Conflicts of interest and numerous challenges to AKRF’s research methods-including lying, ignoring or renaming artifacts submitted by homeowners, failure to consult an archaeologist-sullied the study’s credibility, however.  A longtime consultant for the city’s Economic Development Corporation, AKRF produced the environmental reviews that ushered through both the Atlantic Yards and Downtown Brooklyn projects.  And as noted by several objectors, including Councilman Charles Barron who called the 700-page report “disgusting, disgraceful and despicable,” antislavery history is not the firm’s specialty. 

To shore up its position, AKRF had solicited final comments from 12 recognized experts in African-American history and abolitionism.  Most regretted the findings and requested more time from the city for new evidence to surface but ultimately accepted the results.  A couple of the peer reviewers determined AKRF’s research design faulty. 
“The city set the bar too high” says Christabel Gough, a local preservationist of the study’s standard of irrefutable documentation-from newspapers, diaries or letters-of Underground Railroad activity.  Aiding fugitive slaves was punishable by $1,000 fine and imprisonment so unearthing a paper trail of illegal, clandestine activities is unlikely.
“Still, somewhere along the line you should be able to find some record,” says Sherri Jackson, the Philadelphia-based regional coordinator of the Network to Freedom, a federally funded program that reviews applications from sites seeking recognition for having been a part of the Underground Railroad. 

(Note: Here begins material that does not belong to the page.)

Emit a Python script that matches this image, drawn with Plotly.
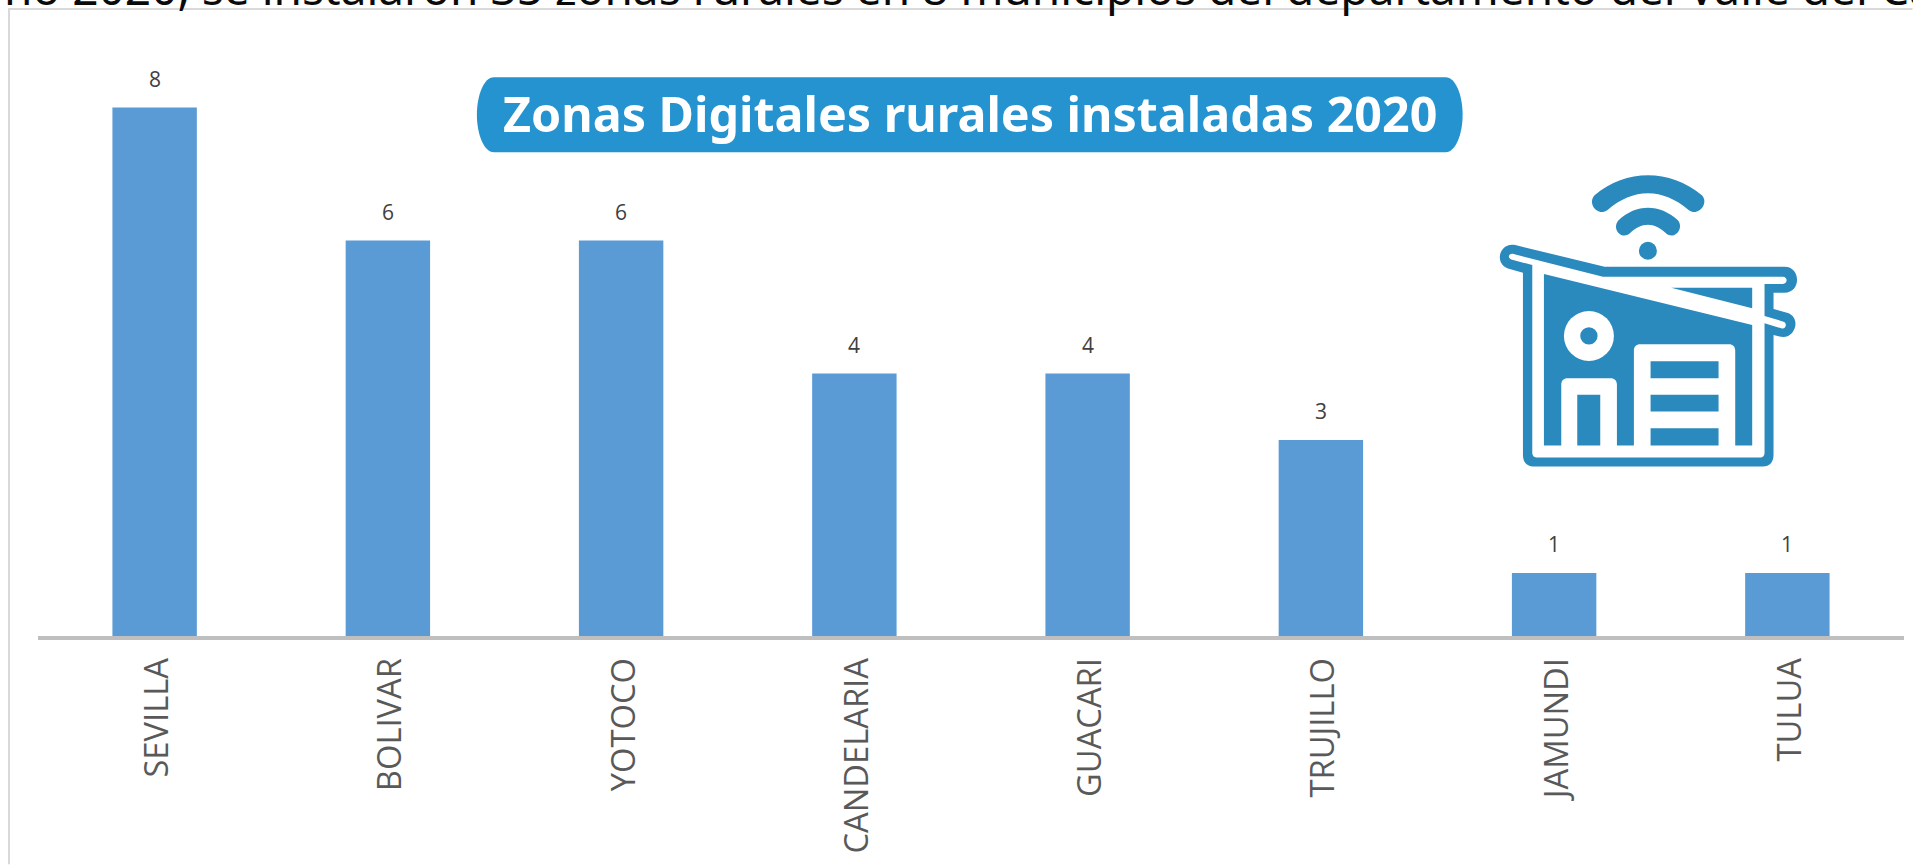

When trying to determine a site’s value, Jackson considers: when the house was built, the owners’ activities and relationships with antislavery and Underground Railroad figures and the surrounding community’s reputation for abolitionist activity. 
According to documents submitted by Chatel and verified by AKRF, Chatel’s home was built around 1850 and its early owners were lifelong abolitionists and close friends of William Lloyd Garrison.  Pre-Civil War downtown Brooklyn was an abolitionist hotbed and the Chatel home was within walking distance of churches known as Underground Railroad stations. 
In dispute is a map, allegedly ignored by AKRF, showing tunnel connections between Duffield Street houses where fugitives might have been sheltered.  It is also unclear whether documents held in the Brooklyn Historical Society, inaccessible because of construction when the study was conducted, might clarify the relationship between the Chatel home and the Underground Railroad.

“I don’t even want to live here,” Chatel says of the home that she’s lived in since 1987 and that had been in her late husband’s family since 1948.  She had been told, “You’re standing on sacred ground.  Your people passed through here.”   Chatel is fighting now to establish a museum and does not understand why the city needs to demolish the building.
“The city hasn’t shown that the underground parking lot is necessary or even responded to that question,” says Daniel Goldstein of Develop Don’t Destroy Brooklyn which, last October, filed an abuse of eminent domain suit against Mayor Bloomberg and others concerning the neighboring Atlantic Yards Project.

Despite the ineffective May 1st oversight hearing, Goldstein says that council members can still pressure the EDC.  He admits that the council has lost leverage since approving the downtown Brooklyn Plan but believes that “there are politicians who can make sure that Chatel’s home is saved.”
The EDC meanwhile, according to a press officer, will work with the City Council to “identify the most appropriate means of commemorating the history of Underground Railroad activity in the larger Brooklyn area.”